| Goal |
Each line of the data that includes the string "this" is to be copied out.
▬▬▬▬▬▬▬▬▬▬
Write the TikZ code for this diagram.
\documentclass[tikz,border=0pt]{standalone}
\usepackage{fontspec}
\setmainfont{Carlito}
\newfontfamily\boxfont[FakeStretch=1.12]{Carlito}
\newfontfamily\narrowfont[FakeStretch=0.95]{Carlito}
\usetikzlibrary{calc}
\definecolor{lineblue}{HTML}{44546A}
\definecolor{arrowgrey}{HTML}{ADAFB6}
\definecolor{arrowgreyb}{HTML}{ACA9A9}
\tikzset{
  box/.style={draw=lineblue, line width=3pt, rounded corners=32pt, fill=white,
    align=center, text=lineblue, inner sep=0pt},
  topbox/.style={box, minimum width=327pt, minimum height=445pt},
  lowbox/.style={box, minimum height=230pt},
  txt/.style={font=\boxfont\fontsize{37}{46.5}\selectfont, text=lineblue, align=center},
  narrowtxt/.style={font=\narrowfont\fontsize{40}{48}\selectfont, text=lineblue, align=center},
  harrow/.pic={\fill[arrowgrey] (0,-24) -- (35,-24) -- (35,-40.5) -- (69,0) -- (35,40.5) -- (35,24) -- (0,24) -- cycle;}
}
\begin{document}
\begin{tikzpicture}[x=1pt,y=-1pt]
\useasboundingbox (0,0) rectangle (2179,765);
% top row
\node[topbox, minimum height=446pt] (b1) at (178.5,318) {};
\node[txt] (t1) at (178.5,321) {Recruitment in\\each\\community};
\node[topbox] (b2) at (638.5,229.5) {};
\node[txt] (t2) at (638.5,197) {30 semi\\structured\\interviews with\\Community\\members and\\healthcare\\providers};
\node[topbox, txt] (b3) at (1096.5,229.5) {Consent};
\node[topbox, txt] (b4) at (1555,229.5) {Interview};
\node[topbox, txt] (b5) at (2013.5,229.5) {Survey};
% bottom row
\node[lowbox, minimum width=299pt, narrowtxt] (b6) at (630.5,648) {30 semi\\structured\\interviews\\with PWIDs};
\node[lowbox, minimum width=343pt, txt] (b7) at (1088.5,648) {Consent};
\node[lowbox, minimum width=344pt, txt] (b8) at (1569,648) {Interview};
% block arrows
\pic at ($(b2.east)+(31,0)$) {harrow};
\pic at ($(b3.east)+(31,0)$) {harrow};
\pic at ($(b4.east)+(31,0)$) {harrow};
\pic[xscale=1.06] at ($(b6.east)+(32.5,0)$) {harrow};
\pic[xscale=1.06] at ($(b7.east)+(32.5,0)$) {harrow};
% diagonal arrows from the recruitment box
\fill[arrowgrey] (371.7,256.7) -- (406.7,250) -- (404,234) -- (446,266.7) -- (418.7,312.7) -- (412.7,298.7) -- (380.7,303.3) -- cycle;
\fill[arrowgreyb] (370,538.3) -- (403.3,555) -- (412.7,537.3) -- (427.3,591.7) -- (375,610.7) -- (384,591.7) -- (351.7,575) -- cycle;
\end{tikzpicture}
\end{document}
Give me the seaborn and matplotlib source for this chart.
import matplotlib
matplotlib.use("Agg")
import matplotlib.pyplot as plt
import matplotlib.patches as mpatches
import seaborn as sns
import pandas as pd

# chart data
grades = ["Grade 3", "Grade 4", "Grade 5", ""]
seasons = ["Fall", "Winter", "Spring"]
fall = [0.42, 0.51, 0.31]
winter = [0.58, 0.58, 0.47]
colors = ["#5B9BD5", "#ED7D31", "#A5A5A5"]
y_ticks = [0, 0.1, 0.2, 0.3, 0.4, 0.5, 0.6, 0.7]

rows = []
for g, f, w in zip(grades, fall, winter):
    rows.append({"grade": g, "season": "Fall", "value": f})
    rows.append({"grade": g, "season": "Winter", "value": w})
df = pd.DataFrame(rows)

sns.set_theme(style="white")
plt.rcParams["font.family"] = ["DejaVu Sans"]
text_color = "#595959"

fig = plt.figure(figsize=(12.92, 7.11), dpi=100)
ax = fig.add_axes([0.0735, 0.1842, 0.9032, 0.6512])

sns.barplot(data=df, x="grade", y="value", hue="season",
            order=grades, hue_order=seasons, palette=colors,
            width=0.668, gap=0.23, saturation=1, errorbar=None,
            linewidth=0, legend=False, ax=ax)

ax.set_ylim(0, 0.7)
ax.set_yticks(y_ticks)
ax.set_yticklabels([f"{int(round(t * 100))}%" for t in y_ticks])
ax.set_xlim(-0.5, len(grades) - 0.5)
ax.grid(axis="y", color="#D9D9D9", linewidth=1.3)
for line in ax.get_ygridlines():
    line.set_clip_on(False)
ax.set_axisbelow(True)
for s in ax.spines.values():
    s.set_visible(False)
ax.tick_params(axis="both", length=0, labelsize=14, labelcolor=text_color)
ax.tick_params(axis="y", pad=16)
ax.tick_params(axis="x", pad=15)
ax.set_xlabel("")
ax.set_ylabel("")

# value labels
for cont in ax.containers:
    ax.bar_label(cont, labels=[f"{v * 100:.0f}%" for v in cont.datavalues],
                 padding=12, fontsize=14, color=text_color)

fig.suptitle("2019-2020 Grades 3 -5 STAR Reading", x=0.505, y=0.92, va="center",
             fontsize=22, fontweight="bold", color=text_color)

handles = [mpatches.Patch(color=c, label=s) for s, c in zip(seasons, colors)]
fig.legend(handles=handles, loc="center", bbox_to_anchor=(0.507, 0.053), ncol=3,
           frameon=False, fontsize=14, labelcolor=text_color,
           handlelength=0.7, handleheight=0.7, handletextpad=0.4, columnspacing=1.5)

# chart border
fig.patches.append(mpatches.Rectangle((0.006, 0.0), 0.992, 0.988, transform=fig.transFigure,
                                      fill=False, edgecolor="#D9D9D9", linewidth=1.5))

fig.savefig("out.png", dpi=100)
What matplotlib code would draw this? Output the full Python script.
▬▬▬▬▬▬▬▬▬▬
| Full output |
Write the TikZ code for this diagram.
Give me the seaborn and matplotlib source for this chart.
What matplotlib code would draw this? Output the full Python script.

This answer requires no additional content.